I use model and view matrix on the cpu side with type dmat4. When passing to vertex shader I multiply them and pass them as mat4 matrix. But there is a problem that if the object does not change its position in the world space, I still need to multiply the model matrix of this object with the view matrix. Result: the application slows down when there are a lot of objects. Please suggest a way to fix the problem.
Define “slows down”.
- What frame time in msec (including CPU+GPU time) do you get with no matrix updates?
- What frame time do you get with all matrices updated each frame?
- How are you measuring frame time?
- How many matrix updates are we talking about?
- How many draw calls?
- What GPU and GPU driver is this on?
Computing dmat4 products on the CPU, uploading mat4 uniforms to the GPU, and reading mat4 uniforms on the GPU can be very cheap.
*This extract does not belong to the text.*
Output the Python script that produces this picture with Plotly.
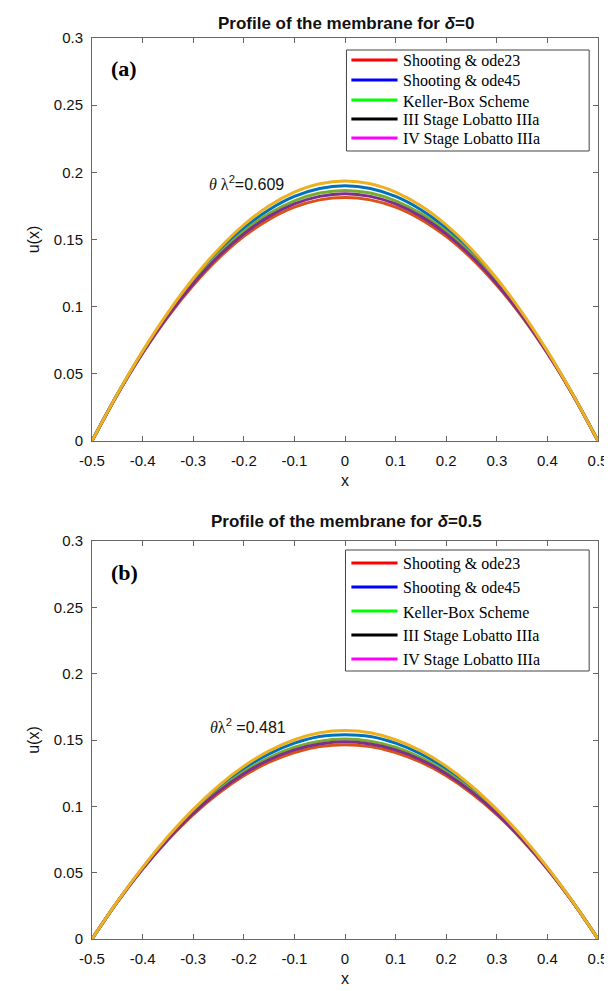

For starters, you need to use an instrumented CPU profiler like Tracy profiler or at least a sampling CPU profiler like Very Sleepy to see where your CPU time is going. Running A/B tests with different subsets of the problem can help nail down where your primary bottlenecks are.
Some possibilities to consider:
- Are you jumping randomly all over CPU memory to gather data for these dmat4 products, pulling in all kinds of useless data into the CPU cache, such that you’re wasting a lot of time blocked on CPU mem fetches? If so, fix that.
You want to be ripping through CPU mem sequentially to recompute these products, making max use of the prefetcher and wasting no bytes (or as few bytes as possible) in the mem fetches pulled into the CPU cache.
For more on this, see Data Oriented Design.
- Are you doing dmat4 products efficiently? Are you using SIMD?
- Are you updating the mat4 shader uniforms efficiently? The answer is probably no, for a number of reasons. And if you’re on mobile, you almost certainly aren’t doing it efficiently. If you’re not explicitly avoiding implicit sync, you’re probably triggering it.
- If you have a lot of objects, are you batching them into shared draw calls? If not, fix that. Then batching mat4 uniform updates is pretty much a no-brainer.
- If you have a lot of objects, you don’t need to do a dmat4 product per object. Batch these into shared draw calls about a common origin (call it a cell, tile, object group, whatever).
Only that common origin needs a dmat4*dmat4 MODELVIEW product on the CPU. Pass that into the shader as a mat4 MODELVIEW for the “origin” point. Then do mat4*mat4 products in the shader to place individual objects/subbatches relative to that common origin.
Result: tons fewer dmat4*dmat4 multiplies on the CPU, much less mat4 uploading to the GPU that needs to be made efficient, and the ability to keep most of your objects batched into shared draw calls about a common origin.